Eric Levine, a lawyer in New York who is a donor to Haley’s campaign, said he was sticking with her.

“My rationale remains the same. She’s the best qualified candidate,” he said.

Levine said Haley needs to “keep accumulating delegates and either persuade primary voters to support her or be there when Trump stumbles.”

‘A bad night for Nikki Haley’

Haley bypassed Nevada this week and instead traveled to California to raise campaign funds and hold the Wednesday evening campaign event.

SFA Fund, one of the largest super PACs supporting Haley’s bid, raked in upwards of $800,000 at events in California on Tuesday, according to a source familiar with the figures. The haul was first reported by Puck, an online news site.

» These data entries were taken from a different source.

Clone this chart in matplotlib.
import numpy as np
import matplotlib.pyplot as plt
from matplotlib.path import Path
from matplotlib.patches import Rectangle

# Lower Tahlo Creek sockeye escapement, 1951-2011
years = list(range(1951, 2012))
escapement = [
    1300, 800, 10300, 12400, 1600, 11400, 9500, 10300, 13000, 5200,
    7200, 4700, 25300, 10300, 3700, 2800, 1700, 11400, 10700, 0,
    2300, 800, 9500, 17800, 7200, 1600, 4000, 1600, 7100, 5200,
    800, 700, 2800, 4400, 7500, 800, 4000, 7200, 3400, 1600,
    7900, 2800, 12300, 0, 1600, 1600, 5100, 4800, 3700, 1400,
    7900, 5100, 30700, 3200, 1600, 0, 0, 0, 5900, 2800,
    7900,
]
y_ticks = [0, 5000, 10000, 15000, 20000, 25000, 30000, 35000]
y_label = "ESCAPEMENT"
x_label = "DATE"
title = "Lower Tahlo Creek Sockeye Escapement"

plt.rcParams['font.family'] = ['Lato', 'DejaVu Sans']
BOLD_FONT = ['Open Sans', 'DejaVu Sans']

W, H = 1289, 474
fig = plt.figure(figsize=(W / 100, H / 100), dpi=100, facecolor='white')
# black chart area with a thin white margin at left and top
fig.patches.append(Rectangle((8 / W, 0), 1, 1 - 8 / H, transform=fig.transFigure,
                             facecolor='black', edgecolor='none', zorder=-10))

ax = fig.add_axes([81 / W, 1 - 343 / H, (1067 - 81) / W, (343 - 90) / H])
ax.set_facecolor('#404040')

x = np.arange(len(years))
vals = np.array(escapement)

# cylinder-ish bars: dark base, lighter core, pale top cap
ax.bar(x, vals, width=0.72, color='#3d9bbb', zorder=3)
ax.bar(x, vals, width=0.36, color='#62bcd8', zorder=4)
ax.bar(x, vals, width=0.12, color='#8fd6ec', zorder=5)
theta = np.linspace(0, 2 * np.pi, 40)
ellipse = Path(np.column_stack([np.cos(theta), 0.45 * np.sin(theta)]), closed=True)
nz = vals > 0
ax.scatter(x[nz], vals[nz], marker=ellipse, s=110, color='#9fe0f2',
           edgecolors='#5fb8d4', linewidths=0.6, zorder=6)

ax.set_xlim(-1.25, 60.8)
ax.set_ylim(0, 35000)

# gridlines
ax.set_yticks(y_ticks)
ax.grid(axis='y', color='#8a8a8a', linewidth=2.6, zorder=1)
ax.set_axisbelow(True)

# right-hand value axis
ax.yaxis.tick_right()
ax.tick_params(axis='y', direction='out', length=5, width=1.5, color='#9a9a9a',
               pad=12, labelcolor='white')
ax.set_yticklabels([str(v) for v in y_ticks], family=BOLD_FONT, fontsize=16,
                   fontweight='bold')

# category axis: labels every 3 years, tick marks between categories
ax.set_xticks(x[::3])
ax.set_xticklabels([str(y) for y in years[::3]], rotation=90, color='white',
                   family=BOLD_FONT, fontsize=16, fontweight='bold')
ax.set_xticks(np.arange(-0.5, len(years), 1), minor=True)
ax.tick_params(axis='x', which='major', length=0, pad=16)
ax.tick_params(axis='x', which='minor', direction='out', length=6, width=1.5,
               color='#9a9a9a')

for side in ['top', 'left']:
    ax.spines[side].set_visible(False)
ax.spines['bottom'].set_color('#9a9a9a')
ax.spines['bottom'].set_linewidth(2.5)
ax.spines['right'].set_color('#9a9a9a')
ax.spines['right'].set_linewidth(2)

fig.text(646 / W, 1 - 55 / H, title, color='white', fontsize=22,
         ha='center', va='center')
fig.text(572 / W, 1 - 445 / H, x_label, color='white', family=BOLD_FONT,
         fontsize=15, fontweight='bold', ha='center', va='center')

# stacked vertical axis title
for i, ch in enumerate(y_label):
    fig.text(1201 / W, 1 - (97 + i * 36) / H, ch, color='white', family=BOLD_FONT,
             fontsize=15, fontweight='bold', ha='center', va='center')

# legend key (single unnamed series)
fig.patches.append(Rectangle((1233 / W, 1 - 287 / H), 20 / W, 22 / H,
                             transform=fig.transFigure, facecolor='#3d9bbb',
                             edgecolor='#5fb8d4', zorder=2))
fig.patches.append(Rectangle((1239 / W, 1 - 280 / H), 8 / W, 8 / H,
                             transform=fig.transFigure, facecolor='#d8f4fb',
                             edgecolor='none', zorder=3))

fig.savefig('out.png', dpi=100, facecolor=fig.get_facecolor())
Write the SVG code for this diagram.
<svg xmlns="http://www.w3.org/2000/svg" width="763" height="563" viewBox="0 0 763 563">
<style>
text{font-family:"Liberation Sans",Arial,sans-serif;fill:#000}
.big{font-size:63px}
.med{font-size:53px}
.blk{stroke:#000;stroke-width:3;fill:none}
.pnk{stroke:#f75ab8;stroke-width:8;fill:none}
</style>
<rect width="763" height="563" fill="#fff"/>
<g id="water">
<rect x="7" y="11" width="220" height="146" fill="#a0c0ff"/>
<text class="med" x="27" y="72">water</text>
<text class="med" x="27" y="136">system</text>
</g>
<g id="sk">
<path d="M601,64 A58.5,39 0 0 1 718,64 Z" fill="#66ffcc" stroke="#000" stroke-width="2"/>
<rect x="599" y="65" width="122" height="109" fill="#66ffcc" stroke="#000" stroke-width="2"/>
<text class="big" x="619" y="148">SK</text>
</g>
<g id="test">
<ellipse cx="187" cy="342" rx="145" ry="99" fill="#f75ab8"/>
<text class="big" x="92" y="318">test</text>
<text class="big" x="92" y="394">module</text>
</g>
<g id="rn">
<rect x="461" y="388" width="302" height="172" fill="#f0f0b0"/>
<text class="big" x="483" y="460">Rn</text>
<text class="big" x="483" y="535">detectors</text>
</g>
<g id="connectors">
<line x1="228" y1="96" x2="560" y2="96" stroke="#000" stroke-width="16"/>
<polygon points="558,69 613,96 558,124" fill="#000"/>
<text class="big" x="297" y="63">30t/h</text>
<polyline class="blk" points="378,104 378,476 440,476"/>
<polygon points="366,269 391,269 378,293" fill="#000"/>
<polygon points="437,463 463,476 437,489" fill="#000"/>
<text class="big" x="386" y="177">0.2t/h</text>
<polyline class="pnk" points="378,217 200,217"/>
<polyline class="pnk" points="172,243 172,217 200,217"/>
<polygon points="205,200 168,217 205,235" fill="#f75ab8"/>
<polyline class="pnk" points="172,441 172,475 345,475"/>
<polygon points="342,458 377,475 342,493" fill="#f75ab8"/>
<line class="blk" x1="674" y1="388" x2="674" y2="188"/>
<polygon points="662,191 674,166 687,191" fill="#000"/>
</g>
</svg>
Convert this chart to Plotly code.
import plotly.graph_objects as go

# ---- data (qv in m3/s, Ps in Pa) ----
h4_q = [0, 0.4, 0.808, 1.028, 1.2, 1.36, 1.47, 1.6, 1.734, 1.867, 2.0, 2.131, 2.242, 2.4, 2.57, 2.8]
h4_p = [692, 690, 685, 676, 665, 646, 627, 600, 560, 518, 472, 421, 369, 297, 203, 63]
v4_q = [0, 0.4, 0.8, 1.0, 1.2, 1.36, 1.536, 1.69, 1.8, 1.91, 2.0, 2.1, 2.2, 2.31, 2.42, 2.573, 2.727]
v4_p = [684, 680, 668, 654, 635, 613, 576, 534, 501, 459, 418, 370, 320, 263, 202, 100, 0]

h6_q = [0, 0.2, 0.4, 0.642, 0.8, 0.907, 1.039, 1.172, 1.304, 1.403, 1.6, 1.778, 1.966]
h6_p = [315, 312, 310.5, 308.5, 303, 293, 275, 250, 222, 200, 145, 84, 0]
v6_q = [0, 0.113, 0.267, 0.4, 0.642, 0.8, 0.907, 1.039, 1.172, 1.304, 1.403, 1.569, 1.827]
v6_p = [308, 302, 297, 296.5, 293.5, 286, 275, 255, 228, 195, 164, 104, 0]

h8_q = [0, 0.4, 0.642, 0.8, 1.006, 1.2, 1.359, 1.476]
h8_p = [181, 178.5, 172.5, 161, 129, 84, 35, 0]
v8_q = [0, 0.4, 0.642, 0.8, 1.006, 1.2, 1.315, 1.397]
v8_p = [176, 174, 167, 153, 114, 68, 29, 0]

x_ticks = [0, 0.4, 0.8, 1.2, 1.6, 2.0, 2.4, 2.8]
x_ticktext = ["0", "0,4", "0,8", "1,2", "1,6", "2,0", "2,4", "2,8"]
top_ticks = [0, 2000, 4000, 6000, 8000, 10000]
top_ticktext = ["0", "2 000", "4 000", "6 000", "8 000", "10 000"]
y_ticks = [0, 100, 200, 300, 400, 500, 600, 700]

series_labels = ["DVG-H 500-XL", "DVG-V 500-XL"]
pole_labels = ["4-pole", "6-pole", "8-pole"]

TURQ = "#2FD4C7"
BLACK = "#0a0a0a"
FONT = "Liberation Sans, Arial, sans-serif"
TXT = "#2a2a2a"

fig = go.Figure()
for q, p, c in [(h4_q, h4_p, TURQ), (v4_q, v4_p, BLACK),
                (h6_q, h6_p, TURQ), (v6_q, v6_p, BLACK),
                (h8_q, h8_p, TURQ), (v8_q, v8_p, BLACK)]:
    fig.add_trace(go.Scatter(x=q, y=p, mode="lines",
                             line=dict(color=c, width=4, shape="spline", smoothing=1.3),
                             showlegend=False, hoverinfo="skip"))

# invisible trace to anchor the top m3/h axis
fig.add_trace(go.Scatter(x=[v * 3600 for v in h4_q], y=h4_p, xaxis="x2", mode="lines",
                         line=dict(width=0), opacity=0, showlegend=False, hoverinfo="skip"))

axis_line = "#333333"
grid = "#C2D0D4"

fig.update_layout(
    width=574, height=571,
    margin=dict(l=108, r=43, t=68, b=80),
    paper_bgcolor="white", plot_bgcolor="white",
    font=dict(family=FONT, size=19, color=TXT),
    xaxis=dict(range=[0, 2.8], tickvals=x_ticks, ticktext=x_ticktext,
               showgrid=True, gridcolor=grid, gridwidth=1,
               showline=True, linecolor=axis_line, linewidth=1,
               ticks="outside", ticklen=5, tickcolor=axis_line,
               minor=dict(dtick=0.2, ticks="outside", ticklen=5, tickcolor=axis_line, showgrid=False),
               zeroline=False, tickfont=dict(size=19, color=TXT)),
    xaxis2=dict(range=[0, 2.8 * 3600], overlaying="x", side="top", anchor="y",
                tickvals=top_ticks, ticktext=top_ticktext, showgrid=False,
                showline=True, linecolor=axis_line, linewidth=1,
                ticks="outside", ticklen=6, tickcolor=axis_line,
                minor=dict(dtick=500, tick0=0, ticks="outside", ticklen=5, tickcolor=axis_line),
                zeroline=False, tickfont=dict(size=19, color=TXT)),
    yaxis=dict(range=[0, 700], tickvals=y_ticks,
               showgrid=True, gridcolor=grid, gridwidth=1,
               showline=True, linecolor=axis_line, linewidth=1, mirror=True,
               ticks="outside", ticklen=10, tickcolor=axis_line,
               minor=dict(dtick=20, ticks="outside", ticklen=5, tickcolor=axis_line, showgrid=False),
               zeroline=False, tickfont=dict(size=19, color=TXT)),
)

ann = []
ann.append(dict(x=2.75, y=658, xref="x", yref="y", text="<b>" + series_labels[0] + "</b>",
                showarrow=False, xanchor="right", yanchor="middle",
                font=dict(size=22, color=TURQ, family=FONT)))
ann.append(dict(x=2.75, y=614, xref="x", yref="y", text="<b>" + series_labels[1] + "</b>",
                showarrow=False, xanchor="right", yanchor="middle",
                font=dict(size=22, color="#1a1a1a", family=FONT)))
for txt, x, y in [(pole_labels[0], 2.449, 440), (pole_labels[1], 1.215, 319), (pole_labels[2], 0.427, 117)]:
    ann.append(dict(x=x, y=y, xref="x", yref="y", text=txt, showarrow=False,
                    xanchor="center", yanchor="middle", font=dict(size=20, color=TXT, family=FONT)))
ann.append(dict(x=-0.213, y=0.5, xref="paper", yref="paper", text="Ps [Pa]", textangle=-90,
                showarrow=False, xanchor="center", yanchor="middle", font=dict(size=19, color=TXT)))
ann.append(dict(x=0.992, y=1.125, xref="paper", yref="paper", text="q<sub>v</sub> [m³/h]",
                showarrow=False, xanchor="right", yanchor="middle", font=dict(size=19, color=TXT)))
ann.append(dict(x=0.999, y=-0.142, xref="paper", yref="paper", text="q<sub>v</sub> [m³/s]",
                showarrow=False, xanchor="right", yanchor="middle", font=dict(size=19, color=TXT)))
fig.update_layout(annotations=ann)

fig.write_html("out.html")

Trump is seeking to knock Haley out of the race in South Carolina and set his sights on a November general election contest with President Joe Biden, a Democrat.

“A bad night for Nikki Haley,” he posted on his Truth Social platform. “Losing by almost 30 points in Nevada to ‘None of These Candidates.’ Watch, she’ll soon claim Victory!”

Nevada law allows only votes cast for named candidates to count toward an election’s result, so Haley technically will be declared the winner of the primary, according to the Nevada secretary of state’s office.

Biden won the Nevada Democratic primary with 89% of the vote as he seeks reelection in a likely rematch against Trump that Biden has cast as a test for US democracy.

Republican primary voters and lawmakers have embraced Trump even as his legal troubles and bills grow. He faces multiple civil and criminal cases, including federal and state criminal charges connected to his efforts to reverse his 2020 election loss, and has denied any wrongdoing in what he has called a political witch hunt to deny him the White House.

A federal appeals court on Tuesday ruled against Trump’s sweeping immunity claim that he cannot be prosecuted over the alleged election plot, teeing up an unprecedented criminal trial even as Trump vowed to appeal.

On Thursday, the US Supreme Court will hear arguments over whether he can be barred from Colorado’s ballot over the Jan. 6, 2021, attack on the U.S. Capitol aimed at blocking certification of Biden’s victory.